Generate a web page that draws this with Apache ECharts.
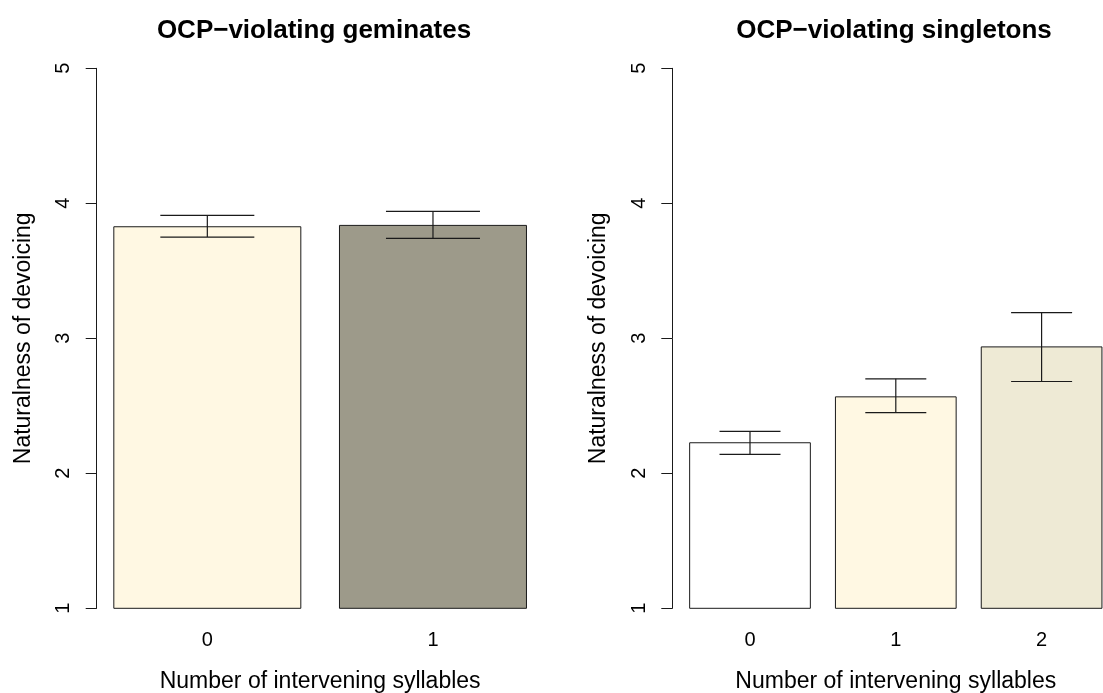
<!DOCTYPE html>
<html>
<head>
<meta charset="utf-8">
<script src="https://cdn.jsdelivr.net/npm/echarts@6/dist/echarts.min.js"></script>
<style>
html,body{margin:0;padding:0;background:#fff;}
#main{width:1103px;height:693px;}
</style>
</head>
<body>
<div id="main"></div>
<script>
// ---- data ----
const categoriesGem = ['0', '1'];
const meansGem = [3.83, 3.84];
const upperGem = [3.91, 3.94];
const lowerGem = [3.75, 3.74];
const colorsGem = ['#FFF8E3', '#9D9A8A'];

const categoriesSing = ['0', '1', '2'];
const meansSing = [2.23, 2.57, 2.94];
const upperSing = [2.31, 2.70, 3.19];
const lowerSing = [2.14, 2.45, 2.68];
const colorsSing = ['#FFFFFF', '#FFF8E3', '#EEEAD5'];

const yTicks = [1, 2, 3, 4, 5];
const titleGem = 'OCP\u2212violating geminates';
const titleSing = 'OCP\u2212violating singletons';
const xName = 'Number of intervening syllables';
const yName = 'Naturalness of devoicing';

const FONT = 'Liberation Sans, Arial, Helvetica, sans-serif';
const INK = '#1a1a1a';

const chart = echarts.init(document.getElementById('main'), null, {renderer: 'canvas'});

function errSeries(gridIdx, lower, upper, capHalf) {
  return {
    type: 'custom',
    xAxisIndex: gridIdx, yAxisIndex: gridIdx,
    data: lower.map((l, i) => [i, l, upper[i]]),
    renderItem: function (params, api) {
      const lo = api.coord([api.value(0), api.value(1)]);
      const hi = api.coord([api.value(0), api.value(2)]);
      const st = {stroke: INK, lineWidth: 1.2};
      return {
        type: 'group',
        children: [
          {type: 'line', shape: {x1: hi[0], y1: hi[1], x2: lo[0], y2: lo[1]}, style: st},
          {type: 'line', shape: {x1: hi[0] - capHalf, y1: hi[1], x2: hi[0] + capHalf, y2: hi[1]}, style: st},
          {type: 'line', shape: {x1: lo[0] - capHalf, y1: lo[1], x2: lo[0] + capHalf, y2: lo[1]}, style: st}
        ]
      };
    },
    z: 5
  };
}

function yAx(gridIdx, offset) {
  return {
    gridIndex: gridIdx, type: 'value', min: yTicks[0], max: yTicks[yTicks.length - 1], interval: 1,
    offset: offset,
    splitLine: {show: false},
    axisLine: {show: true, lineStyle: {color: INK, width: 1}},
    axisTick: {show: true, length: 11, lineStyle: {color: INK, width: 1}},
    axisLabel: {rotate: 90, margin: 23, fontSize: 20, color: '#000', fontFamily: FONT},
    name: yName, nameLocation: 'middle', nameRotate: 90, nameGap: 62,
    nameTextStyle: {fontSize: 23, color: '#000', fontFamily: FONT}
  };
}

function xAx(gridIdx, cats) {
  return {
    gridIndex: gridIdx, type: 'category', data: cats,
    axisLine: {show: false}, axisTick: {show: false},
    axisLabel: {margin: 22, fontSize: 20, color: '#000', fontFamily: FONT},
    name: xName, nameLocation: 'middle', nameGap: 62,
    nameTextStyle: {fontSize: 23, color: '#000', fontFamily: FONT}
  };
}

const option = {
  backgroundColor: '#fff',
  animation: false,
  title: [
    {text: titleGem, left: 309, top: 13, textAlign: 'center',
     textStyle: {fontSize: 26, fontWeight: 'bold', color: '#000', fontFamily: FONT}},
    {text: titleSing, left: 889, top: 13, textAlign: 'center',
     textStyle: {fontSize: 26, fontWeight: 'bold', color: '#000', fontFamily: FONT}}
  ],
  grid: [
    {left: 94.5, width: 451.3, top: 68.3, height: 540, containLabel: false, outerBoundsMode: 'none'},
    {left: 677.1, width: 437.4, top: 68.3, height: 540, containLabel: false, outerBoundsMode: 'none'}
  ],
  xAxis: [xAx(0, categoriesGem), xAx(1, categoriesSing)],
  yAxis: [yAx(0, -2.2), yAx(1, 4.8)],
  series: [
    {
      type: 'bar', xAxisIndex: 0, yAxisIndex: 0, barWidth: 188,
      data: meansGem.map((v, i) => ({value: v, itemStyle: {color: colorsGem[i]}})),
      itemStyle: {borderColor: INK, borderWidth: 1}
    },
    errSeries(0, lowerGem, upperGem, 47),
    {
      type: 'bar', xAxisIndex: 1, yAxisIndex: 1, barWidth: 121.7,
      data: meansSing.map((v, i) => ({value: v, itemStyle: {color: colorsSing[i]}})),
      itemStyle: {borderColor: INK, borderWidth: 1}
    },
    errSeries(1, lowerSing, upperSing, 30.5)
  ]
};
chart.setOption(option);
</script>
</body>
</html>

════════

== WHAT YOU ARE ASKED TO DO ==
Set the listing down in full and exactly. Pictures within it should not appear in the copy.

== ANSWER TO THE TASK ==
Generate a web page that draws this with Apache ECharts.
<!DOCTYPE html>
<html>
<head>
<meta charset="utf-8">
<script src="https://cdn.jsdelivr.net/npm/echarts@6/dist/echarts.min.js"></script>
<style>
html,body{margin:0;padding:0;background:#fff;}
#main{width:1103px;height:693px;}
</style>
</head>
<body>
<div id="main"></div>
<script>
// ---- data ----
const categoriesGem = ['0', '1'];
const meansGem = [3.83, 3.84];
const upperGem = [3.91, 3.94];
const lowerGem = [3.75, 3.74];
const colorsGem = ['#FFF8E3', '#9D9A8A'];

const categoriesSing = ['0', '1', '2'];
const meansSing = [2.23, 2.57, 2.94];
const upperSing = [2.31, 2.70, 3.19];
const lowerSing = [2.14, 2.45, 2.68];
const colorsSing = ['#FFFFFF', '#FFF8E3', '#EEEAD5'];

const yTicks = [1, 2, 3, 4, 5];
const titleGem = 'OCP\u2212violating geminates';
const titleSing = 'OCP\u2212violating singletons';
const xName = 'Number of intervening syllables';
const yName = 'Naturalness of devoicing';

const FONT = 'Liberation Sans, Arial, Helvetica, sans-serif';
const INK = '#1a1a1a';

const chart = echarts.init(document.getElementById('main'), null, {renderer: 'canvas'});

function errSeries(gridIdx, lower, upper, capHalf) {
  return {
    type: 'custom',
    xAxisIndex: gridIdx, yAxisIndex: gridIdx,
    data: lower.map((l, i) => [i, l, upper[i]]),
    renderItem: function (params, api) {
      const lo = api.coord([api.value(0), api.value(1)]);
      const hi = api.coord([api.value(0), api.value(2)]);
      const st = {stroke: INK, lineWidth: 1.2};
      return {
        type: 'group',
        children: [
          {type: 'line', shape: {x1: hi[0], y1: hi[1], x2: lo[0], y2: lo[1]}, style: st},
          {type: 'line', shape: {x1: hi[0] - capHalf, y1: hi[1], x2: hi[0] + capHalf, y2: hi[1]}, style: st},
          {type: 'line', shape: {x1: lo[0] - capHalf, y1: lo[1], x2: lo[0] + capHalf, y2: lo[1]}, style: st}
        ]
      };
    },
    z: 5
  };
}

function yAx(gridIdx, offset) {
  return {
    gridIndex: gridIdx, type: 'value', min: yTicks[0], max: yTicks[yTicks.length - 1], interval: 1,
    offset: offset,
    splitLine: {show: false},
    axisLine: {show: true, lineStyle: {color: INK, width: 1}},
    axisTick: {show: true, length: 11, lineStyle: {color: INK, width: 1}},
    axisLabel: {rotate: 90, margin: 23, fontSize: 20, color: '#000', fontFamily: FONT},
    name: yName, nameLocation: 'middle', nameRotate: 90, nameGap: 62,
    nameTextStyle: {fontSize: 23, color: '#000', fontFamily: FONT}
  };
}

function xAx(gridIdx, cats) {
  return {
    gridIndex: gridIdx, type: 'category', data: cats,
    axisLine: {show: false}, axisTick: {show: false},
    axisLabel: {margin: 22, fontSize: 20, color: '#000', fontFamily: FONT},
    name: xName, nameLocation: 'middle', nameGap: 62,
    nameTextStyle: {fontSize: 23, color: '#000', fontFamily: FONT}
  };
}

const option = {
  backgroundColor: '#fff',
  animation: false,
  title: [
    {text: titleGem, left: 309, top: 13, textAlign: 'center',
     textStyle: {fontSize: 26, fontWeight: 'bold', color: '#000', fontFamily: FONT}},
    {text: titleSing, left: 889, top: 13, textAlign: 'center',
     textStyle: {fontSize: 26, fontWeight: 'bold', color: '#000', fontFamily: FONT}}
  ],
  grid: [
    {left: 94.5, width: 451.3, top: 68.3, height: 540, containLabel: false, outerBoundsMode: 'none'},
    {left: 677.1, width: 437.4, top: 68.3, height: 540, containLabel: false, outerBoundsMode: 'none'}
  ],
  xAxis: [xAx(0, categoriesGem), xAx(1, categoriesSing)],
  yAxis: [yAx(0, -2.2), yAx(1, 4.8)],
  series: [
    {
      type: 'bar', xAxisIndex: 0, yAxisIndex: 0, barWidth: 188,
      data: meansGem.map((v, i) => ({value: v, itemStyle: {color: colorsGem[i]}})),
      itemStyle: {borderColor: INK, borderWidth: 1}
    },
    errSeries(0, lowerGem, upperGem, 47),
    {
      type: 'bar', xAxisIndex: 1, yAxisIndex: 1, barWidth: 121.7,
      data: meansSing.map((v, i) => ({value: v, itemStyle: {color: colorsSing[i]}})),
      itemStyle: {borderColor: INK, borderWidth: 1}
    },
    errSeries(1, lowerSing, upperSing, 30.5)
  ]
};
chart.setOption(option);
</script>
</body>
</html>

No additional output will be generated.